**BRIEF:** In your copy, reproduce the entries exactly as they are, minus the images.

- - - - - - -

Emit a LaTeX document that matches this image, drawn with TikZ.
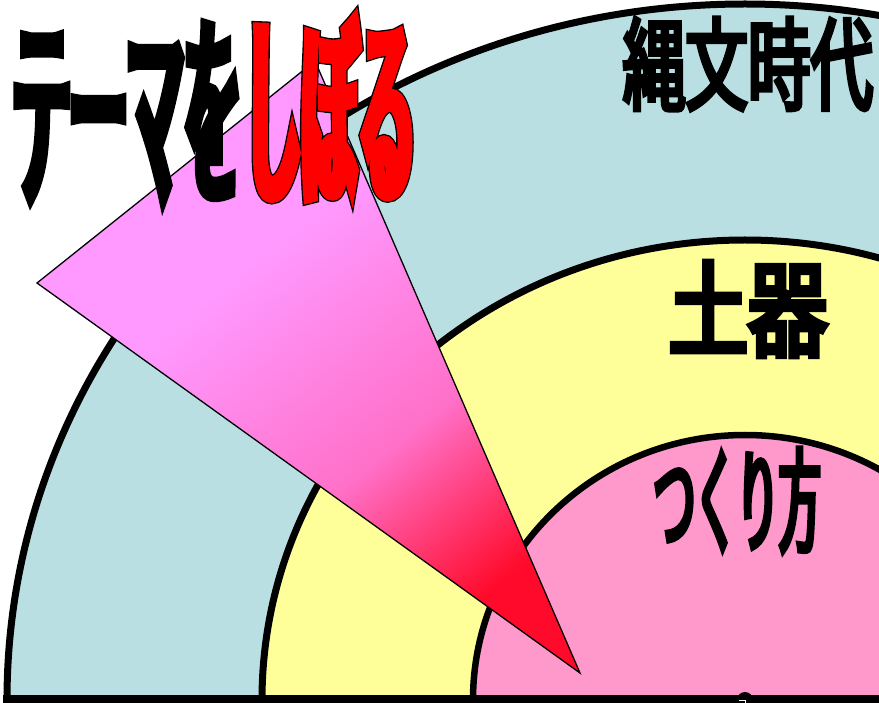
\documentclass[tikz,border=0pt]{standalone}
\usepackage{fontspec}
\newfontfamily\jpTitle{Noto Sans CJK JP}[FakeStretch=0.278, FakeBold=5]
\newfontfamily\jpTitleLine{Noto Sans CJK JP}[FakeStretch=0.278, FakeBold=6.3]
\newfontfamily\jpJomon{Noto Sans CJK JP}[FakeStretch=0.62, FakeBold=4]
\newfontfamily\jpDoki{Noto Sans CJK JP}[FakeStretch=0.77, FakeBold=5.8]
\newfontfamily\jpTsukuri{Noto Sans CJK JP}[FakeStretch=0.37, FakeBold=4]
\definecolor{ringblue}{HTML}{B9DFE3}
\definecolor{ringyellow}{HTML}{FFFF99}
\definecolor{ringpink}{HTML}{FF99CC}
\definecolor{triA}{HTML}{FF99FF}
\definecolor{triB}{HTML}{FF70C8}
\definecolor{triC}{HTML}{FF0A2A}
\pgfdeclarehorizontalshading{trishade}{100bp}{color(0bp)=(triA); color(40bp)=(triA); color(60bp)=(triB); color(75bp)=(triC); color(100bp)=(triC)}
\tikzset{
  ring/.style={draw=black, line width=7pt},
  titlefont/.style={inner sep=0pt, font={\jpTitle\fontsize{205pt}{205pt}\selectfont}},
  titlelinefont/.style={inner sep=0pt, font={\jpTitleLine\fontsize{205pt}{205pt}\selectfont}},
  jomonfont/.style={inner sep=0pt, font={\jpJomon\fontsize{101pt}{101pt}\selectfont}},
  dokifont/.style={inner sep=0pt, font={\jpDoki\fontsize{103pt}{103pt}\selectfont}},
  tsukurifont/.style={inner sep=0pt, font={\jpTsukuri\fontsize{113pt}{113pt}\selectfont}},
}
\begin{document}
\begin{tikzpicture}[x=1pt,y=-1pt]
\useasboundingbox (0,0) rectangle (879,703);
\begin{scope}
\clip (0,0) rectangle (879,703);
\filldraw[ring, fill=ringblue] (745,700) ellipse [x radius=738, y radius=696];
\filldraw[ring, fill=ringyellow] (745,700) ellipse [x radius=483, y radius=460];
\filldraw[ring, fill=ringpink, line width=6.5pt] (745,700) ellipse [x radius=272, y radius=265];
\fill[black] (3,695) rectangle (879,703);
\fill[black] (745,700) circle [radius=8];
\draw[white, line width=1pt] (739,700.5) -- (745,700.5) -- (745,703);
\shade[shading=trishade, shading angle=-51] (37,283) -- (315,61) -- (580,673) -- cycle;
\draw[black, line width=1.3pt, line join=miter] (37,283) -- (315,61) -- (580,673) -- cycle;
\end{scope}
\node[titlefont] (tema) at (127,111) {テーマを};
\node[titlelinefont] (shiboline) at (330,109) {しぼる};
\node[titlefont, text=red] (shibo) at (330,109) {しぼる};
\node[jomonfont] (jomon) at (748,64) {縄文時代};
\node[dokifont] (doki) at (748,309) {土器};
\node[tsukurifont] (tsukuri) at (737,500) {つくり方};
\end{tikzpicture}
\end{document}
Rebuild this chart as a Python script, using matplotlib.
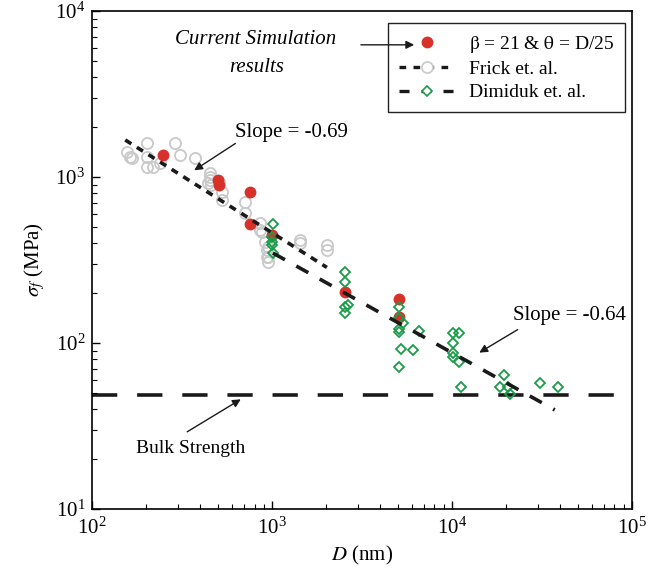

- - - - - - -

**ANSWER TO THE TASK:**
Emit a LaTeX document that matches this image, drawn with TikZ.
\documentclass[tikz,border=0pt]{standalone}
\usepackage{fontspec}
\newfontfamily\jpTitle{Noto Sans CJK JP}[FakeStretch=0.278, FakeBold=5]
\newfontfamily\jpTitleLine{Noto Sans CJK JP}[FakeStretch=0.278, FakeBold=6.3]
\newfontfamily\jpJomon{Noto Sans CJK JP}[FakeStretch=0.62, FakeBold=4]
\newfontfamily\jpDoki{Noto Sans CJK JP}[FakeStretch=0.77, FakeBold=5.8]
\newfontfamily\jpTsukuri{Noto Sans CJK JP}[FakeStretch=0.37, FakeBold=4]
\definecolor{ringblue}{HTML}{B9DFE3}
\definecolor{ringyellow}{HTML}{FFFF99}
\definecolor{ringpink}{HTML}{FF99CC}
\definecolor{triA}{HTML}{FF99FF}
\definecolor{triB}{HTML}{FF70C8}
\definecolor{triC}{HTML}{FF0A2A}
\pgfdeclarehorizontalshading{trishade}{100bp}{color(0bp)=(triA); color(40bp)=(triA); color(60bp)=(triB); color(75bp)=(triC); color(100bp)=(triC)}
\tikzset{
  ring/.style={draw=black, line width=7pt},
  titlefont/.style={inner sep=0pt, font={\jpTitle\fontsize{205pt}{205pt}\selectfont}},
  titlelinefont/.style={inner sep=0pt, font={\jpTitleLine\fontsize{205pt}{205pt}\selectfont}},
  jomonfont/.style={inner sep=0pt, font={\jpJomon\fontsize{101pt}{101pt}\selectfont}},
  dokifont/.style={inner sep=0pt, font={\jpDoki\fontsize{103pt}{103pt}\selectfont}},
  tsukurifont/.style={inner sep=0pt, font={\jpTsukuri\fontsize{113pt}{113pt}\selectfont}},
}
\begin{document}
\begin{tikzpicture}[x=1pt,y=-1pt]
\useasboundingbox (0,0) rectangle (879,703);
\begin{scope}
\clip (0,0) rectangle (879,703);
\filldraw[ring, fill=ringblue] (745,700) ellipse [x radius=738, y radius=696];
\filldraw[ring, fill=ringyellow] (745,700) ellipse [x radius=483, y radius=460];
\filldraw[ring, fill=ringpink, line width=6.5pt] (745,700) ellipse [x radius=272, y radius=265];
\fill[black] (3,695) rectangle (879,703);
\fill[black] (745,700) circle [radius=8];
\draw[white, line width=1pt] (739,700.5) -- (745,700.5) -- (745,703);
\shade[shading=trishade, shading angle=-51] (37,283) -- (315,61) -- (580,673) -- cycle;
\draw[black, line width=1.3pt, line join=miter] (37,283) -- (315,61) -- (580,673) -- cycle;
\end{scope}
\node[titlefont] (tema) at (127,111) {テーマを};
\node[titlelinefont] (shiboline) at (330,109) {しぼる};
\node[titlefont, text=red] (shibo) at (330,109) {しぼる};
\node[jomonfont] (jomon) at (748,64) {縄文時代};
\node[dokifont] (doki) at (748,309) {土器};
\node[tsukurifont] (tsukuri) at (737,500) {つくり方};
\end{tikzpicture}
\end{document}
Rebuild this chart as a Python script, using matplotlib.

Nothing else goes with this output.